Truth has its time. Prophetic words need to be weighed not only for their truth but also for their timing. We are on a journey. To get from point a to point d, we must first go to point b. Some prophetic words are not meant to be applied in the present; they are words of hope for the future. People are sometimes dismayed by prophetic words that appear to have no reference point in the present and no hope for applicability. Biblical truth sees time as having content. The Greek word for time as content is “kairos,” while the word for measured time is “chronos.” When the Scriptures say, “The time is fulfilled,” it is speaking of time as kairos. Every prophetic word has its kairos time. We don’t force a fulfillment by our planning; we wait for the right time. The agricultural analogy, so common in the teaching of Jesus, clearly shows the processing of truth and the divine initiative in its outworking: “All by itself the soil produces grain-first the stalk, then the head, then the full kernel in the head” (Mk.4:28).

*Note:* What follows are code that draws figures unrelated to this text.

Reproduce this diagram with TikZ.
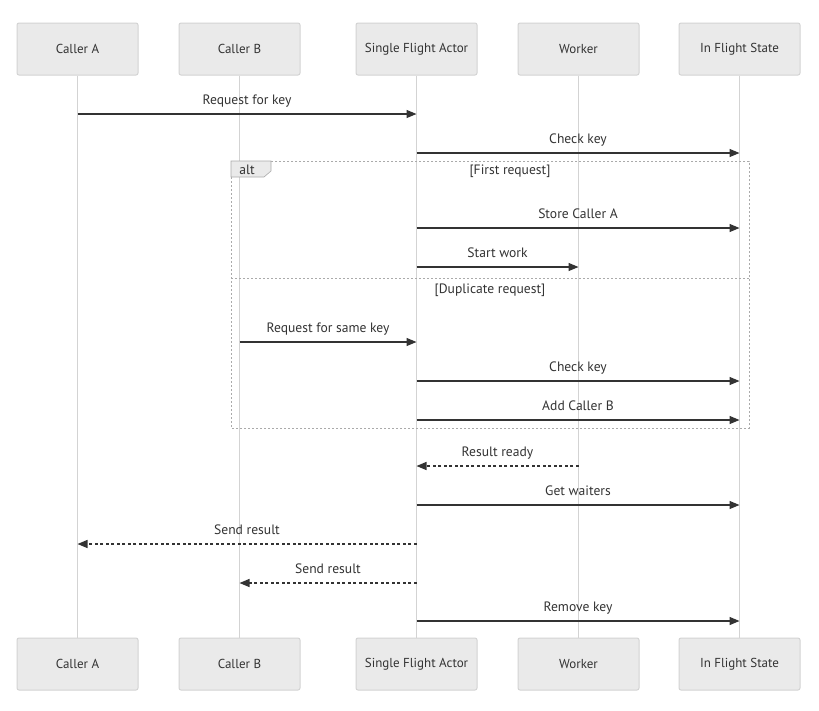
\documentclass[tikz,border=0pt]{standalone}
\usepackage{fontspec}
\setmainfont{PT Sans}
\usetikzlibrary{arrows.meta, positioning}
\definecolor{actorfill}{HTML}{EAEAEA}
\definecolor{actorline}{HTML}{D3D3D3}
\definecolor{lifegrey}{HTML}{D3D3D3}
\definecolor{msgdark}{HTML}{333333}
\definecolor{altgrey}{HTML}{AAAAAA}
\definecolor{textdark}{HTML}{333333}
\tikzset{
  sdactor/.style={rectangle, draw=actorline, fill=actorfill, line width=1pt,
                  rounded corners=2pt, minimum width=121pt, minimum height=52pt,
                  align=center, text=textdark, font=\fontsize{13}{15}\selectfont},
  lifeline/.style={draw=lifegrey, line width=1.8pt},
  sdmsg/.style={-{Triangle[length=10pt,width=8pt]}, line width=1.3pt, draw=msgdark},
  sdret/.style={-{Triangle[length=10pt,width=8pt]}, line width=1.3pt, draw=msgdark,
                dash pattern=on 3pt off 2.5pt},
  sdlab/.style={anchor=base, yshift=9.5pt, inner sep=0pt, text=textdark,
                font=\fontsize{13.6}{16}\selectfont},
  altframe/.style={draw=altgrey, line width=1pt, dash pattern=on 2pt off 2pt},
  alttab/.style={fill=actorfill, draw=altgrey, line width=0.6pt},
  altlab/.style={inner sep=0pt, text=textdark, font=\fontsize{13.6}{16}\selectfont},
}
\begin{document}
\begin{tikzpicture}[x=1pt, y=-1pt]
  \useasboundingbox[fill=white] (0,0) rectangle (819,710);

  % --- Actors, top and bottom rows ---
  \node[sdactor] (ca)  at (77.5, 49)  {Caller A};
  \node[sdactor] (cb)  at (239.5, 49) {Caller B};
  \node[sdactor] (sfa) at (416.5, 49) {Single Flight Actor};
  \node[sdactor] (wk)  at (578.5, 49) {Worker};
  \node[sdactor] (ifs) at (739.5, 49) {In Flight State};

  \node[sdactor] (caB)  at (77.5, 664)  {Caller A};
  \node[sdactor] (cbB)  at (239.5, 664) {Caller B};
  \node[sdactor] (sfaB) at (416.5, 664) {Single Flight Actor};
  \node[sdactor] (wkB)  at (578.5, 664) {Worker};
  \node[sdactor] (ifsB) at (739.5, 664) {In Flight State};

  \foreach \a in {ca,cb,sfa,wk,ifs}{\draw[lifeline] (\a.south) -- (\a B.north);}

  % --- alt frame ---
  \draw[altframe] (231,161) rectangle (749,428);
  \draw[altframe] (231,278) -- (749,278);
  \draw[alttab] (231,161) -- (271,161) -- (271,171) -- (264,177) -- (231,177) -- cycle;
  \node[altlab] (altname) at (247,170) {alt};
  \node[altlab] (firstreq) at (510,171.5) {[First request]};
  \node[altlab] (dupreq) at (490,290.5) {[Duplicate request]};

  % --- Messages ---
  \draw[sdmsg] (ca.center |- 0,114) -- (sfa.center |- 0,114) node[sdlab, midway]{Request for key};
  \draw[sdmsg] (sfa.center |- 0,153) -- (ifs.center |- 0,153) node[sdlab, midway]{Check key};
  \draw[sdmsg] (sfa.center |- 0,228) -- (ifs.center |- 0,228) node[sdlab, midway]{Store Caller A};
  \draw[sdmsg] (sfa.center |- 0,267) -- (wk.center |- 0,267)  node[sdlab, midway]{Start work};
  \draw[sdmsg] (cb.center |- 0,342)  -- (sfa.center |- 0,342) node[sdlab, midway]{Request for same key};
  \draw[sdmsg] (sfa.center |- 0,381) -- (ifs.center |- 0,381) node[sdlab, midway]{Check key};
  \draw[sdmsg] (sfa.center |- 0,420) -- (ifs.center |- 0,420) node[sdlab, midway]{Add Caller B};
  \draw[sdret] (wk.center |- 0,466)  -- (sfa.center |- 0,466) node[sdlab, midway]{Result ready};
  \draw[sdmsg] (sfa.center |- 0,505) -- (ifs.center |- 0,505) node[sdlab, midway]{Get waiters};
  \draw[sdret] (sfa.center |- 0,544) -- (ca.center |- 0,544)  node[sdlab, midway]{Send result};
  \draw[sdret] (sfa.center |- 0,583) -- (cb.center |- 0,583)  node[sdlab, midway]{Send result};
  \draw[sdmsg] (sfa.center |- 0,621) -- (ifs.center |- 0,621) node[sdlab, midway]{Remove key};

\end{tikzpicture}
\end{document}
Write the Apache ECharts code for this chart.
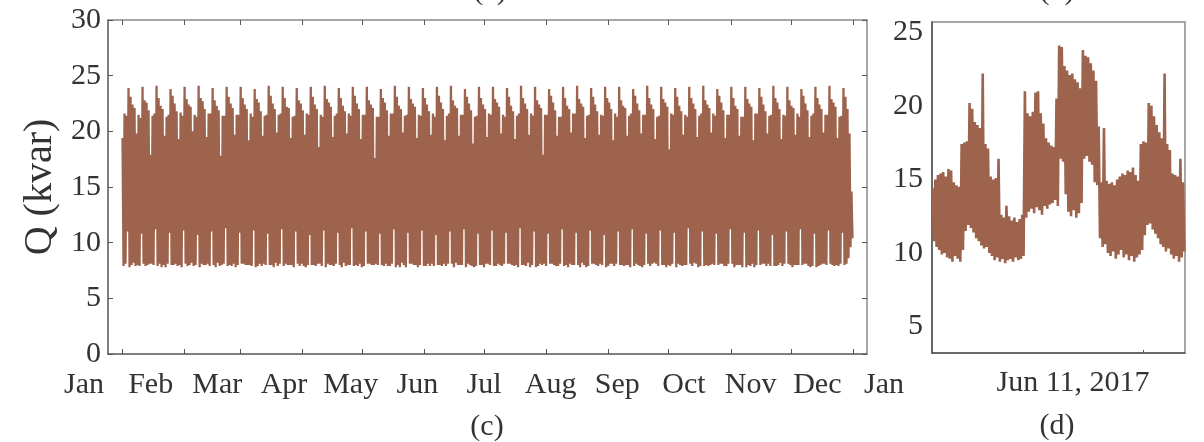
<!DOCTYPE html>
<html>
<head>
<meta charset="utf-8">
<script src="https://cdn.jsdelivr.net/npm/echarts@6.0.0/dist/echarts.min.js"></script>
<style>
  html, body { margin: 0; padding: 0; background: #fff; }
  #chart { width: 1204px; height: 442px; }
</style>
</head>
<body>
<div id="chart"></div>
<script>
// Reactive power Q (kvar), 2017: daily maximum and minimum, day 0 = Jan 1
const dailyMax = [
  19.4,21.6,21.4,23.9,23.1,22.4,22.1,
  19.8,21.5,21.2,24.0,22.8,22.6,21.9,
  17.9,21.4,21.6,24.1,23.0,22.3,22.0,
  19.6,21.3,21.5,23.8,23.2,22.5,21.8,
  19.3,21.7,21.4,24.0,22.9,22.4,22.2,
  20.0,21.5,21.3,24.1,23.0,22.7,22.0,
  19.5,21.6,21.6,23.9,22.8,22.3,21.9,
  17.8,21.4,21.4,24.0,23.1,22.5,22.1,
  19.7,21.5,21.5,24.0,23.0,22.4,22.0,
  19.2,21.6,21.3,23.8,22.9,22.6,21.8,
  19.6,21.4,21.5,24.1,23.2,22.5,22.0,
  19.9,21.5,21.6,24.0,23.0,22.2,22.1,
  19.4,21.3,21.4,23.9,22.8,22.5,21.9,
  19.7,21.6,21.5,24.0,23.1,22.4,22.0,
  18.6,21.5,21.3,24.1,22.9,22.6,22.2,
  19.5,21.4,21.6,23.9,23.0,22.3,21.8,
  19.8,21.6,21.4,24.0,23.2,22.5,22.0,
  19.3,21.5,21.5,24.0,22.8,22.4,22.1,
  17.6,21.3,21.3,23.8,23.0,22.6,21.9,
  19.6,21.6,21.6,24.1,23.1,22.3,22.0,
  19.9,21.4,21.5,24.0,22.9,22.5,22.2,
  19.4,21.5,21.4,23.9,23.0,22.4,21.8,
  19.7,21.6,21.3,24.0,23.2,22.6,22.0,
  19.2,21.4,21.6,24.1,22.8,22.3,22.1,
  19.6,21.5,21.5,23.8,23.1,22.5,21.9,
  18.9,21.3,21.4,24.0,23.0,22.4,22.0,
  19.5,21.6,21.5,24.0,22.9,22.6,22.2,
  19.8,21.5,21.3,23.9,23.1,22.3,21.8,
  19.3,21.4,21.6,24.1,23.0,22.5,22.0,
  19.7,21.6,21.4,24.0,22.8,22.4,22.1,
  17.9,21.5,21.5,23.8,23.2,22.6,21.9,
  19.6,21.3,21.3,24.0,23.0,22.3,22.0,
  19.9,21.6,21.6,24.1,22.9,22.5,22.2,
  19.4,21.4,21.5,23.9,23.1,22.4,21.8,
  19.7,21.5,21.4,24.0,23.0,22.6,22.0,
  19.2,21.6,21.3,24.0,22.8,22.3,22.1,
  19.6,21.4,21.6,23.8,23.2,22.5,21.9,
  19.8,21.5,21.5,24.1,23.0,22.4,22.0,
  19.3,21.3,21.4,24.0,22.9,22.6,22.2,
  18.4,21.6,21.5,23.9,23.1,22.3,21.8,
  19.7,21.5,21.3,24.0,23.0,22.5,22.0,
  19.5,21.4,21.6,24.1,22.8,22.4,22.1,
  19.9,21.6,21.4,23.8,23.2,22.6,21.9,
  19.4,21.5,21.5,24.0,23.0,22.3,22.0,
  19.6,21.3,21.3,24.0,22.9,22.5,22.2,
  19.2,21.6,21.6,23.9,23.1,22.4,21.8,
  19.8,21.4,21.5,24.1,23.0,22.6,22.0,
  19.3,21.5,21.4,24.0,22.8,22.3,22.1,
  19.7,21.6,21.3,23.8,23.2,22.5,21.9,
  19.5,21.4,21.6,24.0,23.0,22.4,22.0,
  19.9,21.5,21.5,24.1,22.9,22.6,22.2,
  19.4,21.3,21.4,23.9,23.1,22.0,19.8,
  14.6
];
const dailyMin = [
  7.9,8.1,11.0,7.8,8.0,8.2,7.9,
  8.0,7.9,10.8,8.1,7.9,8.0,8.1,
  8.1,8.0,11.2,7.9,8.1,7.8,8.0,
  7.8,8.1,10.9,8.0,8.0,8.1,7.9,
  8.0,7.8,11.1,8.1,7.9,8.0,8.2,
  7.9,8.0,10.7,7.8,8.1,8.0,8.0,
  8.1,7.9,11.0,8.0,7.8,8.2,7.9,
  8.0,8.1,11.3,7.9,8.0,7.9,8.1,
  7.8,8.0,10.9,8.1,8.1,8.0,8.0,
  8.0,7.9,11.1,7.8,7.9,8.1,7.9,
  8.1,8.0,10.8,8.0,8.0,7.8,8.2,
  7.9,8.1,11.2,7.9,8.1,8.0,8.0,
  8.0,7.8,11.0,8.1,7.9,8.1,7.9,
  7.8,8.0,10.7,8.0,8.0,7.9,8.1,
  8.1,7.9,11.1,7.8,8.1,8.0,8.0,
  7.9,8.1,10.9,8.0,7.8,8.2,7.9,
  8.0,8.0,11.3,7.9,8.0,7.9,8.1,
  7.8,7.9,11.0,8.1,8.1,8.0,8.0,
  8.1,8.0,10.8,8.0,7.9,8.1,7.9,
  7.9,8.1,11.2,7.8,8.0,7.8,8.2,
  8.0,7.8,10.9,8.1,8.1,8.0,8.0,
  7.8,8.0,11.1,7.9,7.9,8.1,7.9,
  8.1,7.9,10.7,8.0,8.0,7.9,8.1,
  7.9,8.1,11.0,8.1,7.8,8.2,8.0,
  8.0,8.0,11.2,7.8,8.1,8.0,7.9,
  7.8,7.9,10.8,8.0,8.0,7.8,8.1,
  8.1,8.0,11.1,7.9,7.9,8.1,8.0,
  7.9,8.1,10.9,8.1,8.1,8.0,7.9,
  8.0,7.8,11.3,8.0,8.0,7.9,8.2,
  7.8,8.0,11.0,7.8,7.9,8.1,8.0,
  8.1,7.9,10.8,8.1,8.1,8.0,7.9,
  7.9,8.1,11.2,7.9,8.0,7.8,8.1,
  8.0,8.0,10.9,8.0,7.8,8.2,8.0,
  7.8,7.9,11.1,8.1,8.1,8.0,7.9,
  8.1,8.0,10.7,7.8,7.9,8.1,8.1,
  7.9,8.1,11.0,8.0,8.0,7.9,8.0,
  8.0,7.8,11.2,7.9,8.1,8.0,7.9,
  7.8,8.0,10.8,8.1,7.9,8.1,8.2,
  8.1,7.9,11.1,8.0,8.0,7.8,8.0,
  7.9,8.1,10.9,7.8,8.1,8.0,7.9,
  8.0,8.0,11.3,8.1,7.9,8.2,8.1,
  7.8,7.9,11.0,7.9,8.0,7.9,8.0,
  8.1,8.0,10.8,8.0,8.1,8.1,7.9,
  7.9,8.1,11.2,8.1,7.8,8.0,8.0,
  8.0,7.8,10.9,7.8,8.0,7.9,8.1,
  7.8,8.0,11.1,8.0,8.1,8.1,7.9,
  8.1,7.9,10.7,7.9,7.9,8.0,8.2,
  7.9,8.1,11.0,8.1,8.0,7.8,8.0,
  8.0,8.0,11.2,8.0,8.1,8.1,7.9,
  7.8,7.9,10.8,7.8,7.9,8.0,8.1,
  8.1,8.0,11.1,8.1,8.0,7.9,8.0,
  7.9,8.1,10.9,8.0,8.1,8.6,9.6,
  10.4
];

// Month boundaries (day offsets from Jan 1, 2017) and the month names under the axis
const monthTicks = [0, 31, 59, 90, 120, 151, 181, 212, 243, 273, 304, 334, 365];
const monthLabels = ['Jan','Feb','Mar','Apr','May','Jun','Jul','Aug','Sep','Oct','Nov','Dec','Jan'];

// Close-up around Jun 11, 2017: hourly maximum and minimum of Q (kvar)
const hourMax = [
  14.4,15.0,15.3,15.4,15.5,15.2,15.7,15.6,14.8,14.6,
  14.5,17.4,17.5,17.6,20.2,19.8,18.9,18.7,18.5,22.2,
  17.4,17.1,15.2,15.0,15.1,16.4,12.6,12.4,13.2,12.5,
  12.2,12.4,12.1,12.3,12.6,21.0,19.5,19.3,19.6,20.9,
  21.0,19.5,18.8,17.8,17.5,17.3,17.2,20.5,24.1,24.0,
  22.7,22.4,22.1,22.2,21.8,21.6,21.2,23.8,23.4,23.3,
  22.9,22.4,21.7,18.6,14.8,18.5,14.9,14.7,14.8,14.6,
  15.0,15.2,15.4,15.3,15.6,15.5,15.8,15.3,14.9,17.4,
  17.6,17.5,20.2,20.0,19.3,18.7,18.2,17.8,22.2,17.4,
  17.0,15.4,15.3,15.2,16.4,14.8
];
const hourMin = [
  10.8,10.4,10.2,9.9,10.0,9.7,9.6,9.4,9.8,9.6,
  9.4,10.2,11.5,11.9,11.7,11.4,11.0,10.8,10.5,10.3,
  10.4,10.0,9.8,9.5,9.7,9.4,9.6,9.3,9.5,9.6,
  9.4,9.7,9.5,9.6,9.8,12.4,12.8,13.0,12.7,13.1,
  12.9,12.6,13.2,13.0,13.3,13.4,13.6,13.2,16.4,16.2,
  14.0,12.8,12.5,12.9,12.4,12.7,13.4,16.4,16.6,16.2,
  16.0,14.8,14.6,11.0,10.4,10.6,10.0,9.8,10.1,9.6,
  9.9,10.2,9.7,9.9,9.5,9.8,9.4,9.7,9.9,10.2,
  11.2,11.9,12.0,11.6,11.3,11.0,10.6,10.4,10.1,10.3,
  9.9,9.6,9.8,9.4,9.7,10.1
];
const closeUpTick = [80];          // hour mark on the close-up axis
const closeUpLabelAt = [53.5];     // where the date caption sits
const closeUpLabel = 'Jun 11, 2017';
const closeUpYLabels = [5, 10, 15, 20, 25];

// Each period contributes its max then its min, so the trace sweeps the full range
const yearLine = [];
dailyMax.forEach((v, d) => { yearLine.push([d + 0.25, v]); yearLine.push([d + 0.75, dailyMin[d]]); });
const dayLine = [];
hourMax.forEach((v, h) => { dayLine.push([h + 0.25, v]); dayLine.push([h + 0.75, hourMin[h]]); });

const SERIF = '"Liberation Serif", "DejaVu Serif", serif';
const TXT = '#333';
const DARK = '#555';
const LIGHT = '#8a8a8a';
const BROWN = '#9d634c';

const labelStyle = { fontFamily: SERIF, fontSize: 30, color: TXT };

const chart = echarts.init(document.getElementById('chart'), null, { renderer: 'canvas' });

const option = {
  animation: false,
  backgroundColor: '#fff',
  grid: [
    { left: 108, top: 20, width: 759, height: 334, show: false },
    { left: 932, top: 22, width: 253, height: 331, show: true, borderColor: LIGHT, borderWidth: 1.5, backgroundColor: 'transparent' },
    { left: 84, top: 20, width: 800, height: 334, show: false }
  ],
  xAxis: [
    {
      gridIndex: 0, type: 'value', min: -7, max: 372, position: 'bottom',
      axisLine: { show: true, onZero: false, lineStyle: { color: DARK, width: 1.5 } },
      axisTick: { show: true, inside: true, length: 5, customValues: monthTicks, lineStyle: { color: DARK, width: 1 } },
      axisLabel: { show: false },
      splitLine: { show: false }
    },
    {
      gridIndex: 0, type: 'value', min: -7, max: 372, position: 'top',
      axisLine: { show: true, onZero: false, lineStyle: { color: LIGHT, width: 1.5 } },
      axisTick: { show: true, inside: true, length: 5, customValues: monthTicks, lineStyle: { color: DARK, width: 1 } },
      axisLabel: { show: false },
      splitLine: { show: false }
    },
    {
      gridIndex: 1, type: 'value', min: 0, max: 96, position: 'bottom',
      axisLine: { show: true, onZero: false, lineStyle: { color: DARK, width: 1.5 } },
      axisTick: { show: true, inside: true, length: 3, customValues: closeUpTick, lineStyle: { color: DARK, width: 1 } },
      axisLabel: Object.assign({ customValues: closeUpLabelAt, formatter: () => closeUpLabel, margin: 15 }, labelStyle),
      splitLine: { show: false }
    },
    {
      gridIndex: 2, type: 'value', min: 0, max: 12, interval: 1, position: 'bottom',
      axisLine: { show: false, onZero: false },
      axisTick: { show: false },
      axisLabel: Object.assign({ formatter: (v) => monthLabels[Math.round(v)], margin: 16, showMinLabel: true, showMaxLabel: true }, labelStyle),
      splitLine: { show: false }
    }
  ],
  yAxis: [
    {
      gridIndex: 0, type: 'value', min: 0, max: 30, interval: 5, position: 'left',
      axisLine: { show: true, onZero: false, lineStyle: { color: DARK, width: 1.5 } },
      axisTick: { show: true, inside: true, length: 5, lineStyle: { color: DARK, width: 1 } },
      axisLabel: Object.assign({ margin: 7 }, labelStyle),
      splitLine: { show: false },
      name: 'Q (kvar)', nameLocation: 'middle', nameGap: 44,
      nameTextStyle: { fontFamily: SERIF, fontSize: 40, color: TXT }
    },
    {
      gridIndex: 0, type: 'value', min: 0, max: 30, interval: 5, position: 'right',
      axisLine: { show: true, onZero: false, lineStyle: { color: LIGHT, width: 1.5 } },
      axisTick: { show: true, inside: true, length: 5, lineStyle: { color: DARK, width: 1 } },
      axisLabel: { show: false },
      splitLine: { show: false }
    },
    {
      gridIndex: 1, type: 'value', min: 3.2, max: 25.7, position: 'left',
      axisLine: { show: true, onZero: false, lineStyle: { color: DARK, width: 1.5 } },
      axisTick: { show: false },
      axisLabel: Object.assign({ customValues: closeUpYLabels, margin: 9 }, labelStyle),
      splitLine: { show: false }
    },
    { gridIndex: 2, type: 'value', min: 0, max: 1, show: false }
  ],
  series: [
    {
      type: 'line', xAxisIndex: 0, yAxisIndex: 0, data: yearLine,
      showSymbol: false, symbol: 'none', silent: true,
      lineStyle: { color: BROWN, width: 2.3, join: 'bevel' }
    },
    {
      type: 'line', xAxisIndex: 2, yAxisIndex: 2, data: dayLine,
      showSymbol: false, symbol: 'none', silent: true,
      lineStyle: { color: BROWN, width: 2.6, join: 'bevel' }
    }
  ],
  graphic: [
    { type: 'text', x: 490, y: -9, style: { text: '(a)', font: '30px ' + SERIF, fill: TXT, align: 'center', verticalAlign: 'middle' } },
    { type: 'text', x: 1057, y: -9, style: { text: '(b)', font: '30px ' + SERIF, fill: TXT, align: 'center', verticalAlign: 'middle' } },
    { type: 'text', x: 487, y: 427, style: { text: '(c)', font: '30px ' + SERIF, fill: TXT, align: 'center', verticalAlign: 'middle' } },
    { type: 'text', x: 1057, y: 426, style: { text: '(d)', font: '30px ' + SERIF, fill: TXT, align: 'center', verticalAlign: 'middle' } }
  ]
};

chart.setOption(option);
</script>
</body>
</html>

We walk by faith. We don’t hop. Walking can be boring, but it gets us there. We can’t do everything at once. The more powerful the teacher, the more devastated we can feel, as we realize that our realities are miles apart. We must humbly pray, “Thank you, Lord, for revealing yourself to me so that I can move into my inheritance-one step at a time. Show me what the next step is. Give me patience to walk, not run. I believe that You gave me this truth to put courage into me, not to take it out of me. I will begin where you show me. I will not despise the day of small things. I celebrate the destruction of sacred cows that needed to die-obsolete structures, overused ideas, and outworn techniques. I choose to walk this journey, like Abraham, in faith of what is before me.”

The journey begins with repentance. John and Jesus both preached, “Repent, for the kingdom of heaven is at hand.” A good place to start after a conference is with repentance. Burying our cows means that we won’t trip over them. We acknowledge that we have often depended upon the wrong things, found security in our systems, made decisions out of expediency, and listened to people more than God. We commit to living by revelation, waiting upon God, and finding our security in Him. This brings the kingdom near.

We are traveling with friends. I am not good at processing; I need my friends to help me. I can’t do it alone, nor can any leader. We need each other at every stage of the journey and, certainly, in the processing of new information.